Code that draws figures
▽
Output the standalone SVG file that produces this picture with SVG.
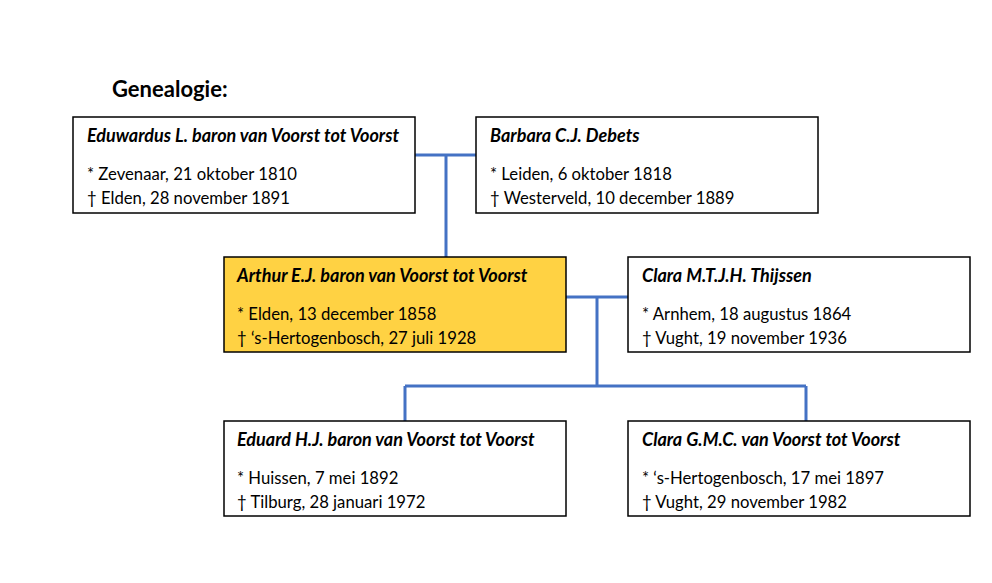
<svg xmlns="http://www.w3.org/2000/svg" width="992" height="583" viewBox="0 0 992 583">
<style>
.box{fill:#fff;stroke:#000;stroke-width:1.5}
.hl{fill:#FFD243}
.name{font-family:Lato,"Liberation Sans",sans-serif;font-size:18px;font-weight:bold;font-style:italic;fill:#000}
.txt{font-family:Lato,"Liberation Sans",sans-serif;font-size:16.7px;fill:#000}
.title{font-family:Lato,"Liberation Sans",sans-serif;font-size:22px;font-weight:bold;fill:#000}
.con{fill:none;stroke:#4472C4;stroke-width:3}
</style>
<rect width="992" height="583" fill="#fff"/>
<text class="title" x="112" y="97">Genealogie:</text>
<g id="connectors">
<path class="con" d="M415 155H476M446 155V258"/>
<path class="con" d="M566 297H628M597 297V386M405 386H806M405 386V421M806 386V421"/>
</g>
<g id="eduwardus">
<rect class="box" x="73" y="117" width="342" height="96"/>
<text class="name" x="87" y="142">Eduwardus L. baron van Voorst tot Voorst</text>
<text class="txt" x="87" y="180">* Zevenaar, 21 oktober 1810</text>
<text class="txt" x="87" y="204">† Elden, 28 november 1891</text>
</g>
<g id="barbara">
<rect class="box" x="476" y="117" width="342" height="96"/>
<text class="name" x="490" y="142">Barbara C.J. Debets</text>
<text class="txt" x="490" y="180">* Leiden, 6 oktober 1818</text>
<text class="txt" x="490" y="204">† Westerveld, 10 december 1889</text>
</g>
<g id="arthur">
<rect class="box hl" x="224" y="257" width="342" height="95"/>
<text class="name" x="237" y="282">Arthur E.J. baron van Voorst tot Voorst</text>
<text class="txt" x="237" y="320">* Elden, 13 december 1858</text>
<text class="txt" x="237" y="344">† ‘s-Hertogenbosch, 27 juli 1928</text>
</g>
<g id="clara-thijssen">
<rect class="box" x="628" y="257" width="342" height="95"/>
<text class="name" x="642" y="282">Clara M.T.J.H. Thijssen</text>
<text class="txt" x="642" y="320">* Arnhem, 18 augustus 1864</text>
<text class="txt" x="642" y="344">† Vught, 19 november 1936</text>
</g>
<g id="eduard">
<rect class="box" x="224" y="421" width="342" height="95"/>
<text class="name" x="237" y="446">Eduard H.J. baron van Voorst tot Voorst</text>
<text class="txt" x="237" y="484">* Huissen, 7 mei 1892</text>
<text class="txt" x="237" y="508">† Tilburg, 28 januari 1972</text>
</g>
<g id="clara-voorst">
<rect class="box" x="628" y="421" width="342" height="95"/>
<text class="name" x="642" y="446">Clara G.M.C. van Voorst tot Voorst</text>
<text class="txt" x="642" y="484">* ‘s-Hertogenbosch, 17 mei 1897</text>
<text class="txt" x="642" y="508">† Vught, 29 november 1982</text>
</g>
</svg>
△
▽
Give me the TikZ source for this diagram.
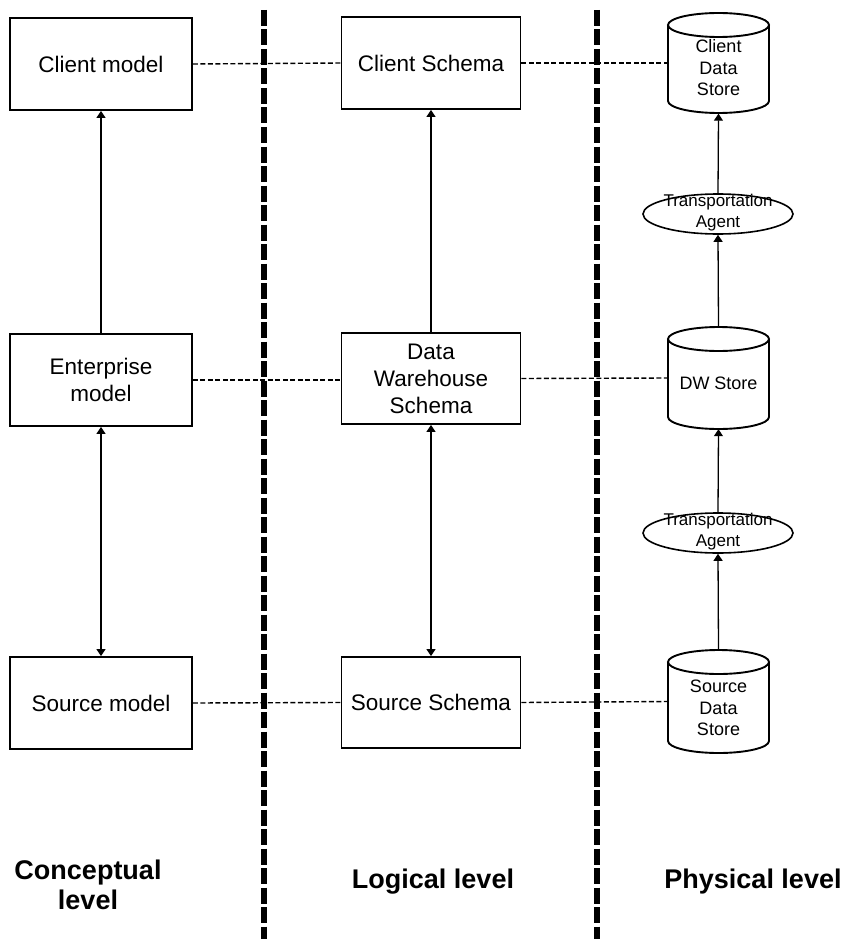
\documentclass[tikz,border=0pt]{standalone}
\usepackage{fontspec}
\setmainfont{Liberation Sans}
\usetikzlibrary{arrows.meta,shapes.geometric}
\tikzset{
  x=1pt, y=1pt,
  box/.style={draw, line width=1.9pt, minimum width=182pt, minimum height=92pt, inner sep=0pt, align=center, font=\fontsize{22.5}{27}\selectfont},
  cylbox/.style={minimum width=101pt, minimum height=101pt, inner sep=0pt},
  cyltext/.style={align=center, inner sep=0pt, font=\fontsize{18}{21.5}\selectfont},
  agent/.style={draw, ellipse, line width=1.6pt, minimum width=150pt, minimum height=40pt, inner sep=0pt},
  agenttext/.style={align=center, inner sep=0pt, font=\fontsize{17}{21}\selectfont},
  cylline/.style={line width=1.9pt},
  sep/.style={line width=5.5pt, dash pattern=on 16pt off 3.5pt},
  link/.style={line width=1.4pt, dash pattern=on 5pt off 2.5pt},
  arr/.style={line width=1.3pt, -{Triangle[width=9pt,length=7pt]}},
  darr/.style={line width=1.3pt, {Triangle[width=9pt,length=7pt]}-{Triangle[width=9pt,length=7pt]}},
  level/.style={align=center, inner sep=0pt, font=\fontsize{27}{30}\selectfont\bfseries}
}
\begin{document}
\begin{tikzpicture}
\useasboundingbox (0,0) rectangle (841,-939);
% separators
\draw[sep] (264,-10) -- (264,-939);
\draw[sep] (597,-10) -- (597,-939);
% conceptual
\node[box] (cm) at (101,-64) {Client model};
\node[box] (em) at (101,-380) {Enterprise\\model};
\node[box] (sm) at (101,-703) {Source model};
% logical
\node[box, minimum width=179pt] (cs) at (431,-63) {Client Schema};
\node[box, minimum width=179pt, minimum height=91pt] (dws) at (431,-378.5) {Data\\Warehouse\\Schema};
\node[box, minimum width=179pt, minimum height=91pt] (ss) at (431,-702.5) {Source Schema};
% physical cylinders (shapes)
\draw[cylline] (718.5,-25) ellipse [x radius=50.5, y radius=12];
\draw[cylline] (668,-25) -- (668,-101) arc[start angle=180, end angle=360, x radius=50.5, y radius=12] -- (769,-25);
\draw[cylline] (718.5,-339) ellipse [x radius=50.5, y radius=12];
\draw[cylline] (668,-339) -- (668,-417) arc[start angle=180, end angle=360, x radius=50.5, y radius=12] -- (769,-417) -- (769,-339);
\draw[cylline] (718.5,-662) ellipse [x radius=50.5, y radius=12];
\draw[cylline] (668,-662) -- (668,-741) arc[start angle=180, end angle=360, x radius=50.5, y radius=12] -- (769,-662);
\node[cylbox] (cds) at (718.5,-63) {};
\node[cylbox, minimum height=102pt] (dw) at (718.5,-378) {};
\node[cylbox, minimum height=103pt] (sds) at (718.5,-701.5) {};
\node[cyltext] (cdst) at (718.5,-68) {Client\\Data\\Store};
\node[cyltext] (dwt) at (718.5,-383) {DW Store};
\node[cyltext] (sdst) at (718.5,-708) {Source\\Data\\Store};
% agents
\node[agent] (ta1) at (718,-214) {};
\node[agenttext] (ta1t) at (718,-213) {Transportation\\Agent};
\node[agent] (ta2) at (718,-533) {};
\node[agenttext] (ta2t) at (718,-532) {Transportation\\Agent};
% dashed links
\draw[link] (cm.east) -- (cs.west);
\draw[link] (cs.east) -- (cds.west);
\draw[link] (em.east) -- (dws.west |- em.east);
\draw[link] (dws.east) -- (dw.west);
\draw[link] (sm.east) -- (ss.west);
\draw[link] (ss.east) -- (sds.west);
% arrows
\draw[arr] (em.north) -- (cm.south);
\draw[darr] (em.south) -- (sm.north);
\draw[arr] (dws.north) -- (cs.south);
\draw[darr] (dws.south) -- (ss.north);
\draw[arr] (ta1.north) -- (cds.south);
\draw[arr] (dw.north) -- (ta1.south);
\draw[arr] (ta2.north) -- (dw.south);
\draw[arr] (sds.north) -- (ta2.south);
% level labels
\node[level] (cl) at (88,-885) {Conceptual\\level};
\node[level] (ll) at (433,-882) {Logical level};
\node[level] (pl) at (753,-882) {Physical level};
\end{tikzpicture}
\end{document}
△
• [THE EXERCISE]
Look through the material and copy each line that has "this".

• [ANSWER TO THE EXERCISE]
Output the standalone SVG file that produces this picture with SVG.
Give me the TikZ source for this diagram.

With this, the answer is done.